"We warn ‘hotheads’ in Washington against such temptations," Russian Deputy Foreign Minister Sergey Ryabkov told reporters in a press conference while in India.
Ryabkov expressed his concern about Washington's attempts "to consolidate an anti-Chavez front among Latin American states," in a reference to the recent Lima Group declaration against elected President Nicolas Maduro.
Since August 2017 United States President Donald Trump has been outrightly saying that a U.S. military intervention against Venezuela was a distinct possibility.
“We have many options for Venezuela, including a possible military option, if necessary,” the U.S. head of state remarked in 2017.

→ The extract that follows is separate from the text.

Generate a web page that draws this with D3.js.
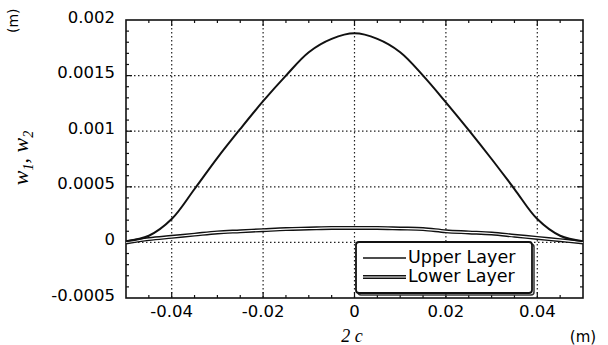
<!DOCTYPE html>
<html>
<head>
<meta charset="utf-8">
<script src="https://cdn.jsdelivr.net/npm/d3@7"></script>
<style>
  body { margin: 0; background: #fff; }
  text { font-family: "DejaVu Sans", Arial, sans-serif; fill: #000; }
</style>
</head>
<body>
<svg id="chart" width="608" height="345"></svg>
<script>
// positions along the span (m)
const xs = [-0.05, -0.045, -0.04, -0.035, -0.03, -0.025, -0.02, -0.015, -0.01, -0.005, 0,
            0.005, 0.01, 0.015, 0.02, 0.025, 0.03, 0.035, 0.04, 0.045, 0.05];
// upper layer deflection w1 (m)
const upperLayer = [0.00001, 0.00006, 0.00021, 0.00048, 0.00076, 0.00102, 0.00127, 0.0015, 0.00171, 0.00183, 0.00188,
                    0.00183, 0.00171, 0.0015, 0.00126, 0.00101, 0.00075, 0.00048, 0.00021, 0.00006, 0.00001];
// lower layer deflection w2 (m)
const lowerLayer = [0.0, 0.00003, 0.00005, 0.00007, 0.00009, 0.0001, 0.00011, 0.00012, 0.000125, 0.00013, 0.00013,
                    0.00013, 0.000125, 0.00012, 0.0001, 0.00009, 0.00008, 0.00006, 0.00004, 0.00002, 0.0];
const xTicks = [-0.04, -0.02, 0, 0.02, 0.04];
const yTicks = [-0.0005, 0, 0.0005, 0.001, 0.0015, 0.002];
const seriesNames = ["Upper Layer", "Lower Layer"];

const svg = d3.select("#chart");
const pLeft = 126, pRight = 583, pTop = 20, pBottom = 298;

const x = d3.scaleLinear().domain([-0.05, 0.05]).range([pLeft, pRight]);
const y = d3.scaleLinear().domain([-0.0005, 0.002]).range([pBottom, pTop]);

// grid
const grid = svg.append("g").attr("stroke", "#222").attr("stroke-width", 1.2).attr("stroke-dasharray", "1.5,2.5");
grid.selectAll(".gx").data(xTicks).enter().append("line")
  .attr("x1", d => x(d)).attr("x2", d => x(d)).attr("y1", pTop).attr("y2", pBottom);
grid.selectAll(".gy").data(yTicks.filter(d => d > -0.0005 && d < 0.002)).enter().append("line")
  .attr("y1", d => y(d)).attr("y2", d => y(d)).attr("x1", pLeft).attr("x2", pRight);

// frame
svg.append("rect").attr("x", pLeft).attr("y", pTop).attr("width", pRight - pLeft).attr("height", pBottom - pTop)
  .attr("fill", "none").attr("stroke", "#111").attr("stroke-width", 1.6);

// inner ticks
const tk = svg.append("g").attr("stroke", "#111").attr("stroke-width", 1.2);
const xMinor = d3.range(-0.045, 0.0451, 0.005);
const yMinor = d3.range(-0.0004, 0.00195, 0.0001);
xMinor.forEach(v => {
  const major = xTicks.some(t => Math.abs(t - v) < 1e-9);
  const len = major ? 6 : 3;
  tk.append("line").attr("x1", x(v)).attr("x2", x(v)).attr("y1", pBottom).attr("y2", pBottom - len);
  tk.append("line").attr("x1", x(v)).attr("x2", x(v)).attr("y1", pTop).attr("y2", pTop + len);
});
yMinor.forEach(v => {
  const major = yTicks.some(t => Math.abs(t - v) < 1e-9);
  const len = major ? 6 : 3;
  tk.append("line").attr("y1", y(v)).attr("y2", y(v)).attr("x1", pLeft).attr("x2", pLeft + len);
  tk.append("line").attr("y1", y(v)).attr("y2", y(v)).attr("x1", pRight).attr("x2", pRight - len);
});

// tick labels
svg.selectAll(".yl").data(yTicks).enter().append("text")
  .attr("x", 115).attr("y", d => y(d) + 2.5).attr("text-anchor", "end")
  .attr("font-size", 16.5).text(d => d === 0 ? "0" : String(d));
svg.selectAll(".xl").data(xTicks).enter().append("text")
  .attr("x", d => x(d)).attr("y", 317).attr("text-anchor", "middle")
  .attr("font-size", 16.5).text(d => d === 0 ? "0" : String(d));

// curves
const line = d3.line().x((d, i) => x(xs[i])).y(d => y(d)).curve(d3.curveCatmullRom.alpha(0.5));
svg.append("path").attr("d", line(lowerLayer)).attr("fill", "none").attr("stroke", "#111").attr("stroke-width", 4);
svg.append("path").attr("d", line(lowerLayer)).attr("fill", "none").attr("stroke", "#fff").attr("stroke-width", 1.2);
svg.append("path").attr("d", line(upperLayer)).attr("fill", "none").attr("stroke", "#111").attr("stroke-width", 2);

// legend
const lg = svg.append("g");
lg.append("rect").attr("x", 358).attr("y", 244).attr("width", 176).attr("height", 51).attr("rx", 3)
  .attr("fill", "none").attr("stroke", "#333").attr("stroke-width", 1.5);
lg.append("rect").attr("x", 356).attr("y", 242).attr("width", 176).attr("height", 51).attr("rx", 3)
  .attr("fill", "#fff").attr("stroke", "#111").attr("stroke-width", 1.8);
lg.append("line").attr("x1", 363).attr("x2", 406).attr("y1", 258).attr("y2", 258)
  .attr("stroke", "#111").attr("stroke-width", 1.5);
lg.append("line").attr("x1", 363).attr("x2", 406).attr("y1", 277).attr("y2", 277)
  .attr("stroke", "#111").attr("stroke-width", 4);
lg.append("line").attr("x1", 363).attr("x2", 406).attr("y1", 277).attr("y2", 277)
  .attr("stroke", "#fff").attr("stroke-width", 1.2);
lg.selectAll(".lt").data(seriesNames).enter().append("text")
  .attr("x", 408).attr("y", (d, i) => 263 + i * 19).attr("font-size", 17.5).text(d => d);

// axis titles
svg.append("text").attr("transform", "translate(18,33) rotate(-90)")
  .attr("font-size", 14).text("(m)");
const yt = svg.append("text").attr("transform", "translate(28,158) rotate(-90)").attr("text-anchor", "middle")
  .style("font-family", "'Liberation Serif', serif").style("font-style", "italic").attr("font-size", 22);
yt.append("tspan").text("w");
yt.append("tspan").attr("dy", 5).attr("font-size", 14).text("1");
yt.append("tspan").attr("dy", -5).style("font-style", "normal").text(", ");
yt.append("tspan").text("w");
yt.append("tspan").attr("dy", 5).attr("font-size", 14).text("2");
svg.append("text").attr("x", 352).attr("y", 342).attr("text-anchor", "middle")
  .style("font-family", "'Liberation Serif', serif").style("font-style", "italic").attr("font-size", 18).text("2 c");
svg.append("text").attr("x", 583).attr("y", 342).attr("text-anchor", "middle").attr("font-size", 15).text("(m)");
</script>
</body>
</html>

Trump’s comments softened, but only slightly. A year later, during a United Nations meeting in New York in September, he said that Venezuela’s President Nicolas Maduro is leading “a regime that, frankly, could be toppled very quickly by the military if the military decides to do that.”
Last week Mexico and members of the Bolivarian Alliance for the Peoples of Our America (ALBA), which includes Nicaragua, Bolivia, Cuba, and several Caribbean nations, came out against the Lima Group’s demand that Maduro not be sworn in as president on Jan. 10 and calls for new presidnetial elections. Maduro was reelected with 67 percent of the vote last May.
"Even Latin American governments with more critical positions towards Caracas exclude a military intervention in Venezuela," Ryabkov told journalists in India.
Under President Andres Manuel Lopez Obrador (AMLO) the government of Mexico refused to sign the Lima Group joint declaration, preferring instead to maintain good diplomatic relations with the Venezuelan government and uphold the non-intervention principle.
"Mexico firmly promotes dialogue with all involved parties to find peace and reconciliation. We reiterate our rejection of any initiative that includes measures that obstruct a dialogue to face the crisis in Venezuela," read an official statement by the government on Jan. 4.
ALBA nations said the Lima Group was “threatening the sovereignty of the Venezuelan state" by demanding that Maduro step aside as leader.
The Russian diplomat stressed that "an attempt to use military force would be a catastrophic development."
Maduro has consistently denounced Trump’s long-held interventionist tactics, including the economic war against Venezuela. The U.S. administration has placed several rounds of economic sanctions on the country since August 2017. On Tuesday, two dozen entities, including privately-owned Globovision Tele in Florida, were blocked from holding financial transactions with Venezuela.
Anthony Cordesman from the Center for Strategic and International Studies in Washington says that Trump is reinstating a long-held U.S. policy of meddling in Latin America.
There’s “concern over a rebirth of United States interference in Latin America,” Cordesman told Bloomberg in September.
Argentina, Brazil, Colombia, Costa Rica, Chile, Guatemala, Honduras, Mexico, Panama, Paraguay, Peru, Canada and Saint Lucia comprise the informal Lima Group.